I’m sort of torn up about Lucy, and worse about Ghost in the Shell, because I used to really like ScarJo, but I also– weeaboo confession time– minored in Japanese in college [I innocently thought it would be super-great for my very-provincial little brain from small-town isolated America to expand myself by studying an Asian language and i had literally no clue that White Boy Anime Fanboys was a thing, but oh boy, did I meet them, my first day, and every day, wow] and watched Ghost in the Shell and like, studied it, so I was incredibly fucking offended (for what that’s worth) and couldn’t bring myself to see it. And the trailer of Lucy where she walks up and kills the man for not answering her in English– I was like, it literally does not matter what else happens in this movie, I cannot watch it, so I never did.
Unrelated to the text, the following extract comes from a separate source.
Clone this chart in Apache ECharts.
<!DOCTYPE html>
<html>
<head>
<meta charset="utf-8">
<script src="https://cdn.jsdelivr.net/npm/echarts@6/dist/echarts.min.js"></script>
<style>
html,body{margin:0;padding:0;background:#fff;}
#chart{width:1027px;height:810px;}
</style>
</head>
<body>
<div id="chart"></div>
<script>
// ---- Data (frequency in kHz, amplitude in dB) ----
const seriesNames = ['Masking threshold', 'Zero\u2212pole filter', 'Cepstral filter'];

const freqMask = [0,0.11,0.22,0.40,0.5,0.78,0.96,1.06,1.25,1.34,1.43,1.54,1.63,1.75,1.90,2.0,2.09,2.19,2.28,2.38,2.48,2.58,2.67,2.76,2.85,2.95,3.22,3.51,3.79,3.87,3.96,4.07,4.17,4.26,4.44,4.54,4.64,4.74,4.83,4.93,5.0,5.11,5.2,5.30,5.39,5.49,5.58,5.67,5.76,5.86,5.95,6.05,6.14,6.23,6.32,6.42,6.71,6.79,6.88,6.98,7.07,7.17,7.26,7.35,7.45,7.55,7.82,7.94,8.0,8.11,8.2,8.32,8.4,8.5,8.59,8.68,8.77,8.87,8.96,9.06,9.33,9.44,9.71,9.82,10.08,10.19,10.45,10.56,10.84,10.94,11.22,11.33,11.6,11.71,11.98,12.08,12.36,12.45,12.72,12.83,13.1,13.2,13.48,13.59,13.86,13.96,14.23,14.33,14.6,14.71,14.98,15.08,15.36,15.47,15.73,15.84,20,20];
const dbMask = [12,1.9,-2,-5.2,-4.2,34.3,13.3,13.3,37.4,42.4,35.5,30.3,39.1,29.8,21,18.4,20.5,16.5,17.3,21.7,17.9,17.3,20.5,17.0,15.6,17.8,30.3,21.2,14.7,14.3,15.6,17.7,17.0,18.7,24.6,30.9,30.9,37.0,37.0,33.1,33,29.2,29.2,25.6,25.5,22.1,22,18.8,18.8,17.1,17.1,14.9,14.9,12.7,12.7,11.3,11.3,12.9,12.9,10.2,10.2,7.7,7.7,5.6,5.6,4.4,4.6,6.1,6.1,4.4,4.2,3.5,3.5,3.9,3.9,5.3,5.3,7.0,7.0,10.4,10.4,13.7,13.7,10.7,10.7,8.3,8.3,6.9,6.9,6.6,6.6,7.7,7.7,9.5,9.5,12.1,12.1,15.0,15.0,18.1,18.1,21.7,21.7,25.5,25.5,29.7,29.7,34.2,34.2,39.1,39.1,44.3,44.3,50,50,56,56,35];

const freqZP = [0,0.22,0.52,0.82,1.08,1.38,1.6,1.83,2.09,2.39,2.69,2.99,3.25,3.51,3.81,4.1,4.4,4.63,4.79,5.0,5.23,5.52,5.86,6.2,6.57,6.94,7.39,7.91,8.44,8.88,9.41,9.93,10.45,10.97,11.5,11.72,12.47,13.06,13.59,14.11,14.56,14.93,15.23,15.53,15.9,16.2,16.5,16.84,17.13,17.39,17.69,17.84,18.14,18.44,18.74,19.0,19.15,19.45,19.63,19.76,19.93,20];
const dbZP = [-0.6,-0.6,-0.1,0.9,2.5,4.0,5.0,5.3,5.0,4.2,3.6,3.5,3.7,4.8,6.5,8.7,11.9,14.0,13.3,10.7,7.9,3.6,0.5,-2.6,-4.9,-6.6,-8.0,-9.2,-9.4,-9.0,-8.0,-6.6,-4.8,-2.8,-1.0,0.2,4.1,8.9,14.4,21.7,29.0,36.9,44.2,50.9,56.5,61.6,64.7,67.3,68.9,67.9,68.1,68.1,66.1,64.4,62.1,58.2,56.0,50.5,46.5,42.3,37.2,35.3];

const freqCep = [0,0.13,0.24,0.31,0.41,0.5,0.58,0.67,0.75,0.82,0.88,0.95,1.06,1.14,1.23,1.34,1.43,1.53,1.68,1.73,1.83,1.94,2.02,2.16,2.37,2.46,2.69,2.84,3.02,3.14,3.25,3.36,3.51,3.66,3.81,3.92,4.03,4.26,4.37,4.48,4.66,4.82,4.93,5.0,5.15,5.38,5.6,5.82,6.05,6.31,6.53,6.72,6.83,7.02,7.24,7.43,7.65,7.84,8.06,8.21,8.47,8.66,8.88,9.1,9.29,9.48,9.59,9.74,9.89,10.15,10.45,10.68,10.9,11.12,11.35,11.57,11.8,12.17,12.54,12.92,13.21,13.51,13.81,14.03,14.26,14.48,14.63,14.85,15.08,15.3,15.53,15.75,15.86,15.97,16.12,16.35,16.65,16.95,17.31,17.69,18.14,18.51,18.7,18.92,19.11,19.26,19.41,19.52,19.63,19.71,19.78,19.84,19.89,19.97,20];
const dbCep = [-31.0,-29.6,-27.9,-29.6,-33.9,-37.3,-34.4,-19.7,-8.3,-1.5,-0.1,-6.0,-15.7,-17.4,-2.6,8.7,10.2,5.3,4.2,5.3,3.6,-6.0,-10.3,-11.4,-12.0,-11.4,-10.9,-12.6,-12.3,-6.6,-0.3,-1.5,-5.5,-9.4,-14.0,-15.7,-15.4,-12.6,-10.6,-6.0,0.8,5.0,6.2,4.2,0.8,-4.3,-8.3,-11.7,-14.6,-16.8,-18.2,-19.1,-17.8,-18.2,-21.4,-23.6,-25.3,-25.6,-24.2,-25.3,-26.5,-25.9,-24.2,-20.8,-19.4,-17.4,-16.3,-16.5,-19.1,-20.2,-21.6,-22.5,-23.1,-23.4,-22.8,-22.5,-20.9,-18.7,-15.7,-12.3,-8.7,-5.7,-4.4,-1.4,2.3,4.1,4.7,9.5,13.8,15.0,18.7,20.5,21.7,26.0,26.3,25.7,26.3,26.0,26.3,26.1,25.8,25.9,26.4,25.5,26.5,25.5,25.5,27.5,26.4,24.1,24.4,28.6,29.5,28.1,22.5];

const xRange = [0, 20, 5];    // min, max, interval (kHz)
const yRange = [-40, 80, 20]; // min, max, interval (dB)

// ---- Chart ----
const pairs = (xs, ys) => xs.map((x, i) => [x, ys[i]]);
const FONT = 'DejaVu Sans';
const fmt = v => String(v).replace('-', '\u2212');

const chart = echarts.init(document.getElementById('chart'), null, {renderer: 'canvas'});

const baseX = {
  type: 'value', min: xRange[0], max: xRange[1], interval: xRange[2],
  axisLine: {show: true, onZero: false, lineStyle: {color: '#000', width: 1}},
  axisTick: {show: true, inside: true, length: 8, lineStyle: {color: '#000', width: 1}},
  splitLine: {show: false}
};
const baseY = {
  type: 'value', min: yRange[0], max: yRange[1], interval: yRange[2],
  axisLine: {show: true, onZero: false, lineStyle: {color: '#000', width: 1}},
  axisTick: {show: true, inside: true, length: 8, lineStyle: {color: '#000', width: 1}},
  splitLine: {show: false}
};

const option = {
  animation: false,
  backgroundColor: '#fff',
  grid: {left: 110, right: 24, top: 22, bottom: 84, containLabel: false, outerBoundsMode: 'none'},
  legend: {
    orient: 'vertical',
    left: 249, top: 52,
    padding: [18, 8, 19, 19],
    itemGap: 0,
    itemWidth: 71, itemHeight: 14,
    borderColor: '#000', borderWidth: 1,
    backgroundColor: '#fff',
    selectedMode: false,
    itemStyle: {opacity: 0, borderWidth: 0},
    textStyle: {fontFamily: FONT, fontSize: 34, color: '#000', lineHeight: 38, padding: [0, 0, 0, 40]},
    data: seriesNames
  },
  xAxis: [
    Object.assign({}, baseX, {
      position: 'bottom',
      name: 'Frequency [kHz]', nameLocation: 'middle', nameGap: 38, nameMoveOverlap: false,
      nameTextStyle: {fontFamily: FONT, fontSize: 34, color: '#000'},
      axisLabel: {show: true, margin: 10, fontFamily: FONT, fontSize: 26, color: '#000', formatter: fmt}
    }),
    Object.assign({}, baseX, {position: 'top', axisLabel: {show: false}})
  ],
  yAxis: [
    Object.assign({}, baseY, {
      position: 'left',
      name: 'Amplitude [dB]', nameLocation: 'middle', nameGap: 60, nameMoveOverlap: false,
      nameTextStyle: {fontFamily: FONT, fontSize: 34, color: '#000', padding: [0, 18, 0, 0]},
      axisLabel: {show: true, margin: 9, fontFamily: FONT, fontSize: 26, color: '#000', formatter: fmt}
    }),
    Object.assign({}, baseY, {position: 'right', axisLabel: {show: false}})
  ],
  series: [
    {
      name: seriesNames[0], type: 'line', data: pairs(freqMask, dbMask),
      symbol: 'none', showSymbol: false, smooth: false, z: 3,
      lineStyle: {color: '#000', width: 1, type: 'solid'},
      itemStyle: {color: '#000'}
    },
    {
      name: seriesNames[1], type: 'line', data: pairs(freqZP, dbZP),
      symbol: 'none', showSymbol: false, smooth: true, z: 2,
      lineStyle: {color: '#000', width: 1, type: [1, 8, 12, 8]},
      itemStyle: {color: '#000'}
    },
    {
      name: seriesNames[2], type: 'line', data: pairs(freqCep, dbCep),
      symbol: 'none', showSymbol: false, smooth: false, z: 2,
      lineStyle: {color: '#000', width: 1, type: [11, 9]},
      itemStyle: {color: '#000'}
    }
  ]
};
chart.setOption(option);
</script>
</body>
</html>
Alas. It sounds like it was a good time. 

That’s sort of what it boils down to for me, though– so much of this is just stupid lazy shit that people co-opt into their stories, and everything would be so much better and more interesting if they just weren’t lazy about it– examine your tropes! Notice your assumptions! I promise you it will improve every single thing you do! Ugh! 

Christ I’m gonna spend the rest of the night looking up the specifics of what a casserole is, LOL. Oh specifically, yes, Wikipedia confirms– “hotdish” is North Dakota / Minnesota terminology, specifically, for casserole– specifically meat, frozen veg, a starch, and condensed soup as a binder, prepared in one dish.